Indonesia's finance minister on Tuesday (13 June) said the country had reached a settlement deal with Google over a tax dispute for 2016.
"We already have an agreement with them based on 2016. But we can't disclose the figure, that is a secret," Sri Mulyani Indrawati told Reuters.
Last September, Indonesian tax authorities alleged PT Google Indonesia paid less than 0.1% of its total income and value added taxes, the internet search giant owed in 2015. The tax office was planning to pursue Google over five years of unpaid taxes.
Muhammad Hanif, head of the tax office's special cases branch, said at the time that Google may have to pay a fine of up to 5.5 trillion rupiah ($414m, £326m) for 2015, if it was found guilty.

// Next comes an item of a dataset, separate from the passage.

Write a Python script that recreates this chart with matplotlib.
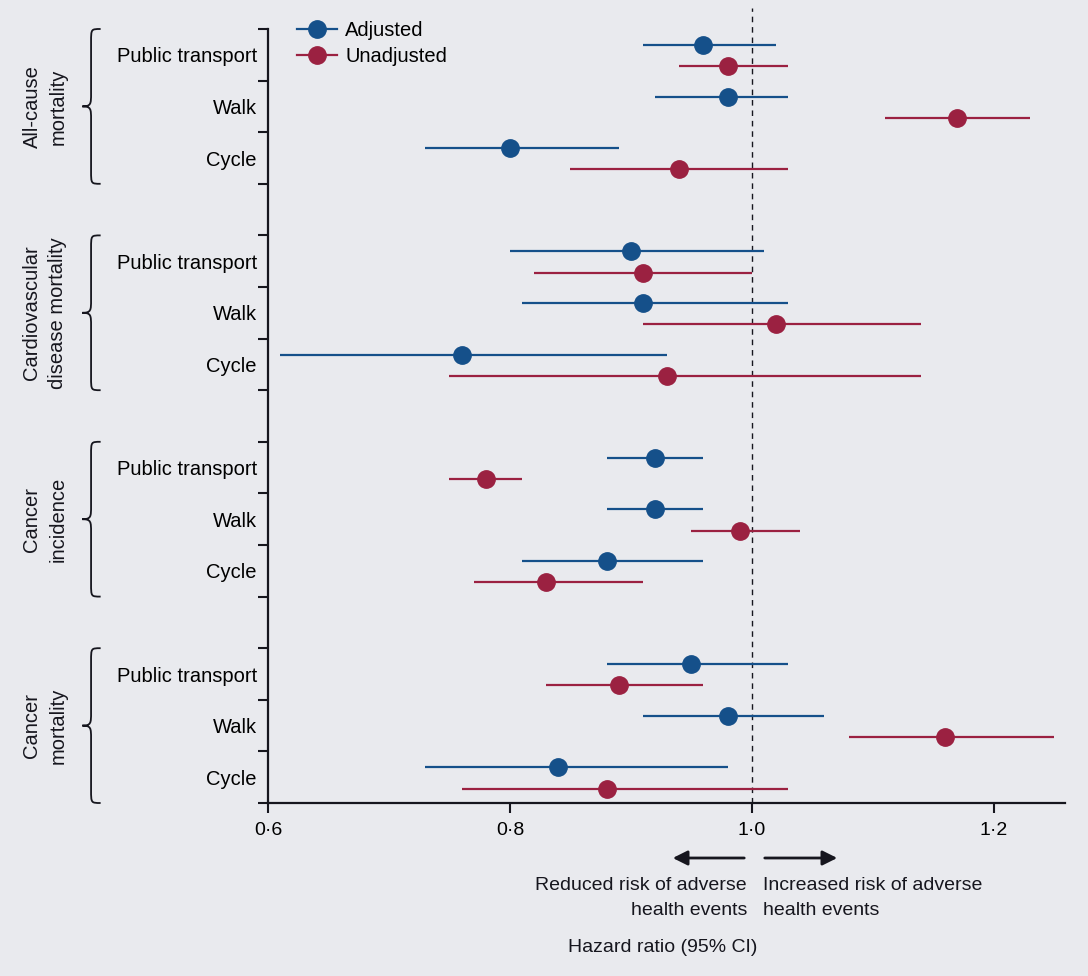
import matplotlib
matplotlib.use("Agg")
import matplotlib.pyplot as plt
from matplotlib.path import Path
from matplotlib.patches import PathPatch
from matplotlib.lines import Line2D

plt.rcParams['font.family'] = ['Liberation Sans', 'DejaVu Sans']

groups = ['All-cause\nmortality', 'Cardiovascular\ndisease mortality',
          'Cancer\nincidence', 'Cancer\nmortality']
modes = ['Public transport', 'Walk', 'Cycle']

# hazard ratios, rows = group x mode (PT, Walk, Cycle)
adj_hr = [0.96, 0.98, 0.80,
          0.90, 0.91, 0.76,
          0.92, 0.92, 0.88,
          0.95, 0.98, 0.84]
adj_lo = [0.91, 0.92, 0.73,
          0.80, 0.81, 0.61,
          0.88, 0.88, 0.81,
          0.88, 0.91, 0.73]
adj_hi = [1.02, 1.03, 0.89,
          1.01, 1.03, 0.93,
          0.96, 0.96, 0.96,
          1.03, 1.06, 0.98]

unadj_hr = [0.98, 1.17, 0.94,
            0.91, 1.02, 0.93,
            0.78, 0.99, 0.83,
            0.89, 1.16, 0.88]
unadj_lo = [0.94, 1.11, 0.85,
            0.82, 0.91, 0.75,
            0.75, 0.95, 0.77,
            0.83, 1.08, 0.76]
unadj_hi = [1.03, 1.23, 1.03,
            1.00, 1.14, 1.14,
            0.81, 1.04, 0.91,
            0.96, 1.25, 1.03]

xticks = [0.6, 0.8, 1.0, 1.2]
xticklabels = ['0\u00b76', '0\u00b78', '1\u00b70', '1\u00b72']

BLUE = '#15508a'
RED = '#9b2141'
INK = '#16161e'
BG = '#e9eaee'

W, H = 1088, 976
fig = plt.figure(figsize=(W / 100, H / 100), dpi=100, facecolor=BG)
ax = fig.add_axes([268 / W, 1 - 803 / H, (1065 - 268) / W, (803 - 29) / H])
ax.set_facecolor(BG)

# slot index: each group takes 3 rows plus one empty row
slots = [g * 4 + r for g in range(len(groups)) for r in range(len(modes))]
y_adj = [s + 0.31 for s in slots]
y_unadj = [s + 0.72 for s in slots]

ax.errorbar(adj_hr, y_adj,
            xerr=[[h - l for h, l in zip(adj_hr, adj_lo)],
                  [u - h for h, u in zip(adj_hr, adj_hi)]],
            fmt='o', color=BLUE, ms=12.5, elinewidth=1.6, capsize=0, zorder=3)
ax.errorbar(unadj_hr, y_unadj,
            xerr=[[h - l for h, l in zip(unadj_hr, unadj_lo)],
                  [u - h for h, u in zip(unadj_hr, unadj_hi)]],
            fmt='o', color=RED, ms=12.5, elinewidth=1.6, capsize=0, zorder=3)

ax.axvline(1.0, ymin=0, ymax=1.027, color=INK, lw=1.0, dashes=(4, 3.5),
           clip_on=False, zorder=1)

ax.set_xlim(0.6, 1.259)
ax.set_ylim(15, 0)

ax.set_xticks(xticks)
ax.set_xticklabels(xticklabels, fontsize=14)
ax.set_yticks(range(16))
ax.set_yticklabels([])
ax.set_yticks([s + 0.5 for s in slots], minor=True)
ax.set_yticklabels(modes * len(groups), minor=True, fontsize=14.5)
ax.tick_params(axis='y', which='major', length=7.5, width=1.5, color=INK)
ax.tick_params(axis='y', which='minor', length=0, pad=8)
ax.tick_params(axis='x', length=7.5, width=1.5, color=INK, pad=6)

for side in ['top', 'right']:
    ax.spines[side].set_visible(False)
for side in ['left', 'bottom']:
    ax.spines[side].set_linewidth(1.6)
    ax.spines[side].set_color(INK)

# braces and group labels
ytr = ax.get_yaxis_transform()
xt, xm, xp = -0.210, -0.222, -0.233
for g, name in enumerate(groups):
    y0 = g * 4
    y1 = y0 + 3
    yc = (y0 + y1) / 2
    d = 0.25
    verts = [(xt, y0), (xm, y0), (xm, y0), (xm, y0 + d),
             (xm, yc - d),
             (xm, yc - 0.05), (xm, yc), (xp, yc),
             (xm, yc), (xm, yc + 0.05), (xm, yc + d),
             (xm, y1 - d),
             (xm, y1), (xm, y1), (xt, y1)]
    codes = [Path.MOVETO, Path.CURVE4, Path.CURVE4, Path.CURVE4,
             Path.LINETO,
             Path.CURVE4, Path.CURVE4, Path.CURVE4,
             Path.CURVE4, Path.CURVE4, Path.CURVE4,
             Path.LINETO,
             Path.CURVE4, Path.CURVE4, Path.CURVE4]
    ax.add_patch(PathPatch(Path(verts, codes), transform=ytr, fill=False,
                           lw=1.3, edgecolor=INK, clip_on=False))
    ax.text(-0.280, yc, name, transform=ytr, rotation=90, ha='center',
            va='center', fontsize=14.5, linespacing=1.45, color=INK)

handles = [Line2D([], [], color=BLUE, marker='o', ms=12.5, lw=1.6),
           Line2D([], [], color=RED, marker='o', ms=12.5, lw=1.6)]
ax.legend(handles, ['Adjusted', 'Unadjusted'], loc='upper left',
          bbox_to_anchor=(0.036, 1.01), frameon=False, fontsize=14.5,
          handlelength=2.0, handletextpad=0.4, labelspacing=0.35,
          borderpad=0, borderaxespad=0)


def px(x, y):
    return x / W, 1 - y / H


ax.annotate('', xy=px(670, 858), xytext=px(747, 858), xycoords='figure fraction',
            arrowprops=dict(arrowstyle='-|>', color=INK, lw=2, mutation_scale=22))
ax.annotate('', xy=px(840, 858), xytext=px(762, 858), xycoords='figure fraction',
            arrowprops=dict(arrowstyle='-|>', color=INK, lw=2, mutation_scale=22))

fig.text(*px(747, 898), 'Reduced risk of adverse\nhealth events', ha='right',
         va='center', multialignment='right', fontsize=14, linespacing=1.6,
         color=INK)
fig.text(*px(763, 898), 'Increased risk of adverse\nhealth events', ha='left',
         va='center', multialignment='left', fontsize=14, linespacing=1.6,
         color=INK)
fig.text(*px(663, 947), 'Hazard ratio (95% CI)', ha='center', va='center',
         fontsize=14, color=INK)

fig.savefig('out.png', dpi=100, facecolor=BG)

During the same month, Indonesian tax authorities raided Google's Jakarta office after the company received a warning from officials for refusing a tax audit.
Last November, it was reported that Google was likely to reach a tax settlement with Indonesia, according to which the company would pay back taxes and fines and agree to a new calculation of profit made in the country.
Most of the revenue generated by Google in Indonesia is reported at the company's Asia Pacific headquarters in Singapore, the tax office said.
In May, Google agreed to pay €306m to Italy to settle a tax dispute. Italy had accused Google of evading €227m in taxes between 2009 and 2013, which could attract hefty fines.